◆ **THE EXERCISE**
Copy exactly, and only, the lines between the line holding "Write the Apache ECharts code for this chart." and the line holding "const bandTop = 6;", inclusive; skip the pictures.

(Entries with chart source code)
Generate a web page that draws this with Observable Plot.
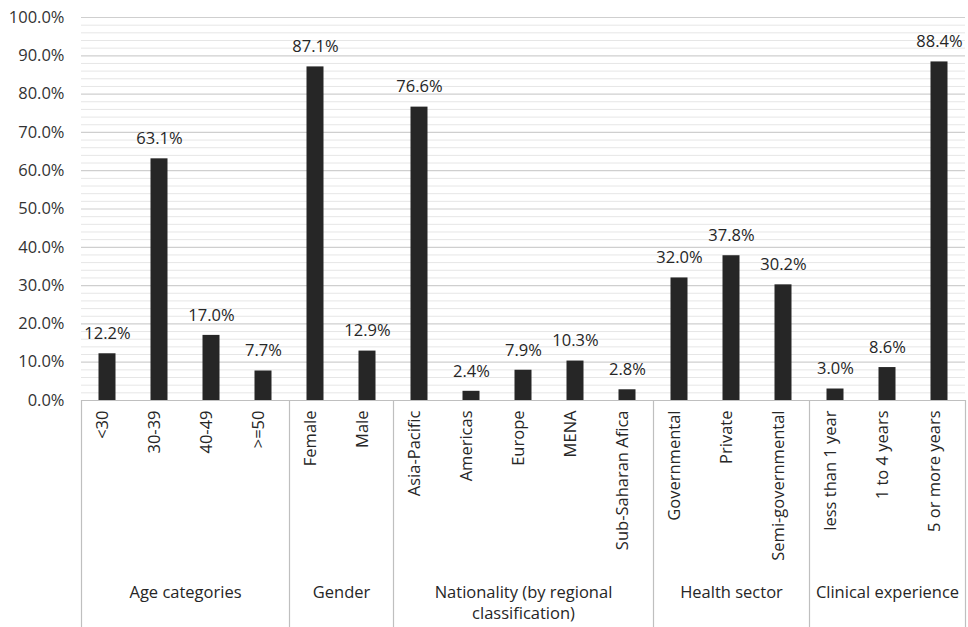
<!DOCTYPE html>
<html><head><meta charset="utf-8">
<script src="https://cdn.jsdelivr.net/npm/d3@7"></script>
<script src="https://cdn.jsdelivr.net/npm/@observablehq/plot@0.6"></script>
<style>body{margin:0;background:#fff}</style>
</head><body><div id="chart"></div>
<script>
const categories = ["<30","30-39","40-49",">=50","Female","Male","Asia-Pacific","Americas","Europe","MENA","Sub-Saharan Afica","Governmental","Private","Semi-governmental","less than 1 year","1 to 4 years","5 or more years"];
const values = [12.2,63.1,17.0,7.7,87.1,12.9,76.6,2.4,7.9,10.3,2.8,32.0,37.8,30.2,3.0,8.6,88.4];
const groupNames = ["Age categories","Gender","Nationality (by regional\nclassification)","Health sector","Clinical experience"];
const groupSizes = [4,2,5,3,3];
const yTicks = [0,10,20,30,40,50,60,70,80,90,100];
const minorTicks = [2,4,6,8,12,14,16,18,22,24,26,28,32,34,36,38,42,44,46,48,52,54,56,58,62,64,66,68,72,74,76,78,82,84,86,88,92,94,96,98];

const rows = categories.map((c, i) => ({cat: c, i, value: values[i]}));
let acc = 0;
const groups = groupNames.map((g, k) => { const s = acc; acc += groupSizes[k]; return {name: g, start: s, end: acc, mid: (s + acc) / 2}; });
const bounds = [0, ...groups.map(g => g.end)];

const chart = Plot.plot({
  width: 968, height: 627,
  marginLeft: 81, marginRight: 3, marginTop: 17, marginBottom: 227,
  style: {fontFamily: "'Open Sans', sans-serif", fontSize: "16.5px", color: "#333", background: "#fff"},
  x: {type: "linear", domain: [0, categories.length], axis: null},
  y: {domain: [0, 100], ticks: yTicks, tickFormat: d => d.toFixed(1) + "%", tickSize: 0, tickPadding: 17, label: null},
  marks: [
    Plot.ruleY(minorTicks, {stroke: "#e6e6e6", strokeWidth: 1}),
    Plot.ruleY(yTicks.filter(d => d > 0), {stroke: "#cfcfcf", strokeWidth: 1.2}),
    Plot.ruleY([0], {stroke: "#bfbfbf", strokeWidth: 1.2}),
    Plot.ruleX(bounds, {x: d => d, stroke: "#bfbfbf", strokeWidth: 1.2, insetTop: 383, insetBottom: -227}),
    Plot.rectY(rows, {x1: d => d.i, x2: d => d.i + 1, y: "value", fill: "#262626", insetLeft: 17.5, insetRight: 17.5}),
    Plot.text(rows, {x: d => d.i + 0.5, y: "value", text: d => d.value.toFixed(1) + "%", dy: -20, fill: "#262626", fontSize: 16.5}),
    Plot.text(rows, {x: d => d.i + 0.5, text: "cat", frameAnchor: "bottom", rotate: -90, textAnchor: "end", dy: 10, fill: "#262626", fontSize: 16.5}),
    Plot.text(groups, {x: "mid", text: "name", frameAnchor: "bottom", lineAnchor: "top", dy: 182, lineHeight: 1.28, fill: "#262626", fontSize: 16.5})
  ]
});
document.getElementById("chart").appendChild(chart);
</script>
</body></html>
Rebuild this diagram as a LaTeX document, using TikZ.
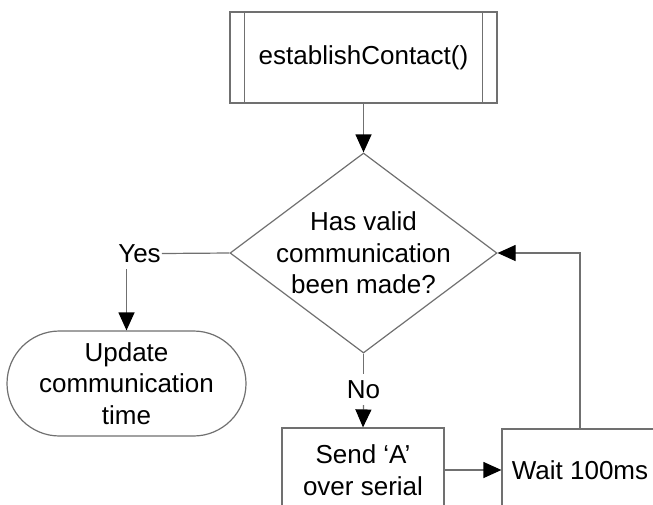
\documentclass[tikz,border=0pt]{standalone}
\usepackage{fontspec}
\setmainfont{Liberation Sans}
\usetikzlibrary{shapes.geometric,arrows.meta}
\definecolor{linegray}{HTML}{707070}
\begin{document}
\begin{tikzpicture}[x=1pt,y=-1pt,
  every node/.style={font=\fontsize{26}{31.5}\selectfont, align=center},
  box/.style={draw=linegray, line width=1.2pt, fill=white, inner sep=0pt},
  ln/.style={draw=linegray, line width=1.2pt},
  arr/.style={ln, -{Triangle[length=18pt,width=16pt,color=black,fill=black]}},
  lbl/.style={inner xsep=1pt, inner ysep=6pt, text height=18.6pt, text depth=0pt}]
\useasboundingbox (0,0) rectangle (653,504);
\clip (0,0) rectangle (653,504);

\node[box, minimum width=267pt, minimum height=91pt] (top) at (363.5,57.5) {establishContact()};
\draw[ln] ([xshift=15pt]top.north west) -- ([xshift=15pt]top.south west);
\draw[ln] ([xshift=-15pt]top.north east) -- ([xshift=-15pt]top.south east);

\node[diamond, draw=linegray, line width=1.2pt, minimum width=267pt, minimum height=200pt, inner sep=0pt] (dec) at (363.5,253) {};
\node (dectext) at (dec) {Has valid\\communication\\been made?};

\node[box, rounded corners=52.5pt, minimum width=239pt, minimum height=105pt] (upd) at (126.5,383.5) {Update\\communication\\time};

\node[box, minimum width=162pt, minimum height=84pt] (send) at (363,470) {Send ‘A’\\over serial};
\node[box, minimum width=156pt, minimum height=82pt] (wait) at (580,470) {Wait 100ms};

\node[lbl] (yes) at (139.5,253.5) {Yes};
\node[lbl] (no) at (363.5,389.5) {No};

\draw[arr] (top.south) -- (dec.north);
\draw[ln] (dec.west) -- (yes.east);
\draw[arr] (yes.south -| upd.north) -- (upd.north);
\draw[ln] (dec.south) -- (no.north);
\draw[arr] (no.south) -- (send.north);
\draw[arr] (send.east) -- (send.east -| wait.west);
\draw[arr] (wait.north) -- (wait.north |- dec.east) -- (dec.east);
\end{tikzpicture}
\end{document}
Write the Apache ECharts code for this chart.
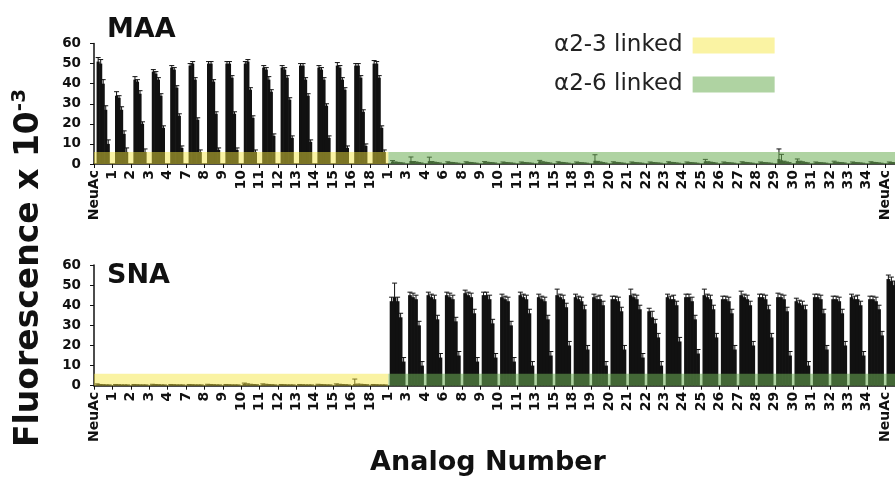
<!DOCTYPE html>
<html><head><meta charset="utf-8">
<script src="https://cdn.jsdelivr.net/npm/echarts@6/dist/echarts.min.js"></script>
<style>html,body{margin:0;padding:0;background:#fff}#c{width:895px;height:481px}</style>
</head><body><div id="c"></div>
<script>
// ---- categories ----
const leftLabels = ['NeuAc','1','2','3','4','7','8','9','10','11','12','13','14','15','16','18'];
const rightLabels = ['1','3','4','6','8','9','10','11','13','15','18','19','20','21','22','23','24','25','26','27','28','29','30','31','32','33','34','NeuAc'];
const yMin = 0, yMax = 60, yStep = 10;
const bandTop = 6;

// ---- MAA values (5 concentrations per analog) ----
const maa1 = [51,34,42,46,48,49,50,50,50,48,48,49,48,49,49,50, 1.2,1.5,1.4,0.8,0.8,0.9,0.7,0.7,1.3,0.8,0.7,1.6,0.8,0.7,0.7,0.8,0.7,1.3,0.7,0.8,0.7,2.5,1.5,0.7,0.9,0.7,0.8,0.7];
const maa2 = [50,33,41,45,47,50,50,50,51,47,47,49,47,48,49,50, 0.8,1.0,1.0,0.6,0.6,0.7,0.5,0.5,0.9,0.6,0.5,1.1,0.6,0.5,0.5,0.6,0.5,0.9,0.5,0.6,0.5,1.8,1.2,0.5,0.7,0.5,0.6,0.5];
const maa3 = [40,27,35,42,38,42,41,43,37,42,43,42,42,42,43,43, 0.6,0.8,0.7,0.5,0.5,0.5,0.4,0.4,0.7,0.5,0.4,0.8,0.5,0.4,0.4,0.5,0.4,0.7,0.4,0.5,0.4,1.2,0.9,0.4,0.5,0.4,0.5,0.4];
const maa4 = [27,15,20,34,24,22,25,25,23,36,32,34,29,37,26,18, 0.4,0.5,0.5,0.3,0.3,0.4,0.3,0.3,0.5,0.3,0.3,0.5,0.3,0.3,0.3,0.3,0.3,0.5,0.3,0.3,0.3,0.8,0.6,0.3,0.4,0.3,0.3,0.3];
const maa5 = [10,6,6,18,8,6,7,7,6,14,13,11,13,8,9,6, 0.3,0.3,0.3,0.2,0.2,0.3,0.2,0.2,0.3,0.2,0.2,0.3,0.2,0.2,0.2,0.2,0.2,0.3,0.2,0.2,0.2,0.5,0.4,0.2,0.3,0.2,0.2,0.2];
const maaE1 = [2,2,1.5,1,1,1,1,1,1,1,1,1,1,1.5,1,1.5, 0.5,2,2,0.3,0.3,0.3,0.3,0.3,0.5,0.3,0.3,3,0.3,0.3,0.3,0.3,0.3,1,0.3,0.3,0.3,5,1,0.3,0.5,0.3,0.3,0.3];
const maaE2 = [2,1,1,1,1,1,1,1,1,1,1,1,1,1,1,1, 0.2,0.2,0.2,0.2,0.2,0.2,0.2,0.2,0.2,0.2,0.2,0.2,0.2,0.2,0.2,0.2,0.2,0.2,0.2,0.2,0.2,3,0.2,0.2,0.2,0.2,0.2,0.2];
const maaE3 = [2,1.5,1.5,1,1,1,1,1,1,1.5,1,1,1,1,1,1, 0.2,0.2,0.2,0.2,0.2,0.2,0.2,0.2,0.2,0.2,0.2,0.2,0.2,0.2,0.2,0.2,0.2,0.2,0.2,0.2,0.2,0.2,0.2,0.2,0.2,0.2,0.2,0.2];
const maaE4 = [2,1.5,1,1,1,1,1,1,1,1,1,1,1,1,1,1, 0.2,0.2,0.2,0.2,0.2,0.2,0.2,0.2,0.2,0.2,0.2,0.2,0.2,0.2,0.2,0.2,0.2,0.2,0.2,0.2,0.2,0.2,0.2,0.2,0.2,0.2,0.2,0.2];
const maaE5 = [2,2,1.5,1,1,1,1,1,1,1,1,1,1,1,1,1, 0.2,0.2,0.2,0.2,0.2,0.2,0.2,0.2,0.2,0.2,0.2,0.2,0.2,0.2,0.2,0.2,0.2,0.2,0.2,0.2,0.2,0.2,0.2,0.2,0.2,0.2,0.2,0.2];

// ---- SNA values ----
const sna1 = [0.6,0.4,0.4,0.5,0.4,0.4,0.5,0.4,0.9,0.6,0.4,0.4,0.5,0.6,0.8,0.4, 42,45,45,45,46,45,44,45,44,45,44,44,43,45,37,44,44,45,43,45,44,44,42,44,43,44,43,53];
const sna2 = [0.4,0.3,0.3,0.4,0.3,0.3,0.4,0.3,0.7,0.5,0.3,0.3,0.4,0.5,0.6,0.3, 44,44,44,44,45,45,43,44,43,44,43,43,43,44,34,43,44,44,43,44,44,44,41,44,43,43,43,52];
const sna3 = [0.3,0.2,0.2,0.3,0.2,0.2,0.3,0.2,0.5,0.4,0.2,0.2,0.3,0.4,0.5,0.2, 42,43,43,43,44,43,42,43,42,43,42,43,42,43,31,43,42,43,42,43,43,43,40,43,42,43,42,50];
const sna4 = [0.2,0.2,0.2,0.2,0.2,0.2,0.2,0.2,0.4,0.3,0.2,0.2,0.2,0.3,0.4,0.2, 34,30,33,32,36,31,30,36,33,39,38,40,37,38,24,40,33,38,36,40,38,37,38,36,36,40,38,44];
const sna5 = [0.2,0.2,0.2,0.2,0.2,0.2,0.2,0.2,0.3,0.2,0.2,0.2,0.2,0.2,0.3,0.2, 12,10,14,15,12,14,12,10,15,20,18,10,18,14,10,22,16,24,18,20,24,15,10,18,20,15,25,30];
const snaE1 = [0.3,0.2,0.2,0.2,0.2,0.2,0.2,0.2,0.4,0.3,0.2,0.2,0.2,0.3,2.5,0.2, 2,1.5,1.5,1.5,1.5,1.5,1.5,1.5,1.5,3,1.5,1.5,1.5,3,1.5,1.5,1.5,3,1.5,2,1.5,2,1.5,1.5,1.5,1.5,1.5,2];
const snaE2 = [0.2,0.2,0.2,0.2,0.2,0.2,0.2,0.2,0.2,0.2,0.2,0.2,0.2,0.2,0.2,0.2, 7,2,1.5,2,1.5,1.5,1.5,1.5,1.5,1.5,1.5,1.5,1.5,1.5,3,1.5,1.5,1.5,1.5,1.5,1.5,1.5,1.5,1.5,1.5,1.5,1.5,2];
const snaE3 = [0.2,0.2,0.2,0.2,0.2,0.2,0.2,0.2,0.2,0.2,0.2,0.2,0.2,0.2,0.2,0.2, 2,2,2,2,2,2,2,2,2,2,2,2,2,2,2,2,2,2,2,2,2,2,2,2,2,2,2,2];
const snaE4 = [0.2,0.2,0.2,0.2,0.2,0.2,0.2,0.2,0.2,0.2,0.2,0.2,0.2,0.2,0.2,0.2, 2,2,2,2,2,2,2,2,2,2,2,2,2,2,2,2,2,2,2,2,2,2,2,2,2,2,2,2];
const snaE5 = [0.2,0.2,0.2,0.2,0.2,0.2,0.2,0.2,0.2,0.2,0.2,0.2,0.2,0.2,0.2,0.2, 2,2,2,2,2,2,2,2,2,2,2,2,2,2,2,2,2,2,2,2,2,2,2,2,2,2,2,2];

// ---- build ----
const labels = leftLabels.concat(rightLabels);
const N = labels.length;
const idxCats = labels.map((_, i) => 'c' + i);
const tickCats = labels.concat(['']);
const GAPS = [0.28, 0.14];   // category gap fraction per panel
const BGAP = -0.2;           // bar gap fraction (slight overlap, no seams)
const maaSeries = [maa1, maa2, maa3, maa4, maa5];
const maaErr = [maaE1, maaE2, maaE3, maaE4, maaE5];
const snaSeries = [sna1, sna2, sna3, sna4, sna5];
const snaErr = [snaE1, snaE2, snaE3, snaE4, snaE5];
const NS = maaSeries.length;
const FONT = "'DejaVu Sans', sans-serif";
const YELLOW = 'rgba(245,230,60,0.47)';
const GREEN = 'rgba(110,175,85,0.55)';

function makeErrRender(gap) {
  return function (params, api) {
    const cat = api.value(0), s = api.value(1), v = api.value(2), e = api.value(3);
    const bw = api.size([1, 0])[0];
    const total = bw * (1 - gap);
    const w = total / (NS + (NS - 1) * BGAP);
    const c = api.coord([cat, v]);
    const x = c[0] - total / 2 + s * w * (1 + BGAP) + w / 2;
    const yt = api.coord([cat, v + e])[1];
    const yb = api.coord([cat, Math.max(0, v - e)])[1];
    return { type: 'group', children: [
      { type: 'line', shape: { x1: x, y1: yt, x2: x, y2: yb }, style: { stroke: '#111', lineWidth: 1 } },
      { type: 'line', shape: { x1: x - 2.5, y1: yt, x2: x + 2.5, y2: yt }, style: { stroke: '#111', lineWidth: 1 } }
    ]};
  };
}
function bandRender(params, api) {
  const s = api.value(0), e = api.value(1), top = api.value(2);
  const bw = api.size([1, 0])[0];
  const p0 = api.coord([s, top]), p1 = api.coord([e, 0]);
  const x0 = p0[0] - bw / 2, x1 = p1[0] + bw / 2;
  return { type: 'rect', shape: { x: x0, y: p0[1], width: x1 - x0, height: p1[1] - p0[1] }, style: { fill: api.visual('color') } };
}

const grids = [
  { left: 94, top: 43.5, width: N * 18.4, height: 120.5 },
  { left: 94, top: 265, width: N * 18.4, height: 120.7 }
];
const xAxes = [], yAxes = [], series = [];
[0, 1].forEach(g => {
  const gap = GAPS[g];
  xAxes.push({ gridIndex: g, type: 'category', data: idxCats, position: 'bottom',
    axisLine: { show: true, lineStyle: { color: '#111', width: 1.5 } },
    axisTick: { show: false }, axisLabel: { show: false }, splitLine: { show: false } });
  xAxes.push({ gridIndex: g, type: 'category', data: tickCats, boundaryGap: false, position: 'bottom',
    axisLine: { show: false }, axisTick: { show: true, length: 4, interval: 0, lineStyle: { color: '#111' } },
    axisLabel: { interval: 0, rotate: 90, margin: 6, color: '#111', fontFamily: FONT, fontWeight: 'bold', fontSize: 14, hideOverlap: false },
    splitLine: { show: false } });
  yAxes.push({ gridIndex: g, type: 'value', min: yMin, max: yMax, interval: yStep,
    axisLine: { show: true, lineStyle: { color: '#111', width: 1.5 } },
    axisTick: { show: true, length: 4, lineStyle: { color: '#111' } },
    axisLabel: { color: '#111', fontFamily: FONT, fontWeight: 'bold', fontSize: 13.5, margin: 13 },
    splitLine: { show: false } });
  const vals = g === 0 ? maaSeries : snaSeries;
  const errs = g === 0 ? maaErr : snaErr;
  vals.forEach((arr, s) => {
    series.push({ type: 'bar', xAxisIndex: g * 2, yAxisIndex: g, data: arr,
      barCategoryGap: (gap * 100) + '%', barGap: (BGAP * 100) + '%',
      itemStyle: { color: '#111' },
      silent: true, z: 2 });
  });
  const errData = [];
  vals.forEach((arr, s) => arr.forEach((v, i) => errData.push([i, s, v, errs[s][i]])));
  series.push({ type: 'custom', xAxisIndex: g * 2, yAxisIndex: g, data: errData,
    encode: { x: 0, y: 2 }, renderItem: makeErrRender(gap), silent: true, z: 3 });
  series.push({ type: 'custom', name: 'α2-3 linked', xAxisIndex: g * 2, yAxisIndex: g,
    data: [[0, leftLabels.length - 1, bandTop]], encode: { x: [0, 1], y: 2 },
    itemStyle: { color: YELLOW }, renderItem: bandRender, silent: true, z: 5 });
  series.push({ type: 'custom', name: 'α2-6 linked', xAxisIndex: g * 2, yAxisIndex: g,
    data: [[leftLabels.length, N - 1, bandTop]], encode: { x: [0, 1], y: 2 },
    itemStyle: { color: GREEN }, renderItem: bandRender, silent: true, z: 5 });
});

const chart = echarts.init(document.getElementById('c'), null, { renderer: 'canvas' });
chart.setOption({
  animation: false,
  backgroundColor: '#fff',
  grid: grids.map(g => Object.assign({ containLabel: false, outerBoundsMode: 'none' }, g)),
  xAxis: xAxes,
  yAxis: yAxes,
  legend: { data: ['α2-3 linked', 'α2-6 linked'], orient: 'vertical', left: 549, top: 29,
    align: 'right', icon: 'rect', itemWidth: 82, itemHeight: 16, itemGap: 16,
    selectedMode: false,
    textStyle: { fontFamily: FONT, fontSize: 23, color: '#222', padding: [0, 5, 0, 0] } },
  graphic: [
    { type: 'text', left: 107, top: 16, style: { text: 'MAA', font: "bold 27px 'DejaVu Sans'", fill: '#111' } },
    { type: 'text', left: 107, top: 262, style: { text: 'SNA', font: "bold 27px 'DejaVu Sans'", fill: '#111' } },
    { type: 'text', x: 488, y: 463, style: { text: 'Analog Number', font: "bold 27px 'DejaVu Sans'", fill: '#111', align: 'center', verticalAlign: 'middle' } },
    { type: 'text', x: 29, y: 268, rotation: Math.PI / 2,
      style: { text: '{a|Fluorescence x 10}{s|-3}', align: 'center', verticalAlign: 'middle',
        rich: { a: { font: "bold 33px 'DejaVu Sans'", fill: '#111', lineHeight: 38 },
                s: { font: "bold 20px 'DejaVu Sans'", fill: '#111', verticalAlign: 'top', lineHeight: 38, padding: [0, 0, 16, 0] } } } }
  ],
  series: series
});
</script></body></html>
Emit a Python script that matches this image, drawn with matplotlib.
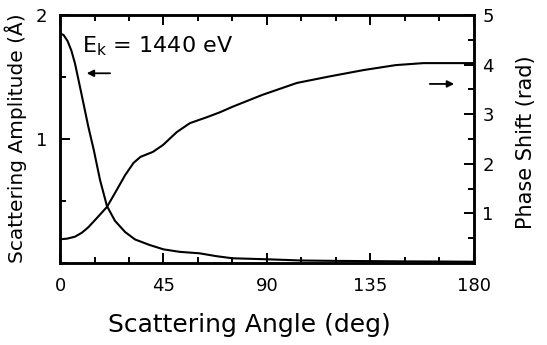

◆ **ANSWER FOR THIS EXERCISE**
Write the Apache ECharts code for this chart.
<!DOCTYPE html>
<html><head><meta charset="utf-8">
<script src="https://cdn.jsdelivr.net/npm/echarts@6/dist/echarts.min.js"></script>
<style>html,body{margin:0;padding:0;background:#fff}#c{width:895px;height:481px}</style>
</head><body><div id="c"></div>
<script>
// ---- categories ----
const leftLabels = ['NeuAc','1','2','3','4','7','8','9','10','11','12','13','14','15','16','18'];
const rightLabels = ['1','3','4','6','8','9','10','11','13','15','18','19','20','21','22','23','24','25','26','27','28','29','30','31','32','33','34','NeuAc'];
const yMin = 0, yMax = 60, yStep = 10;
const bandTop = 6;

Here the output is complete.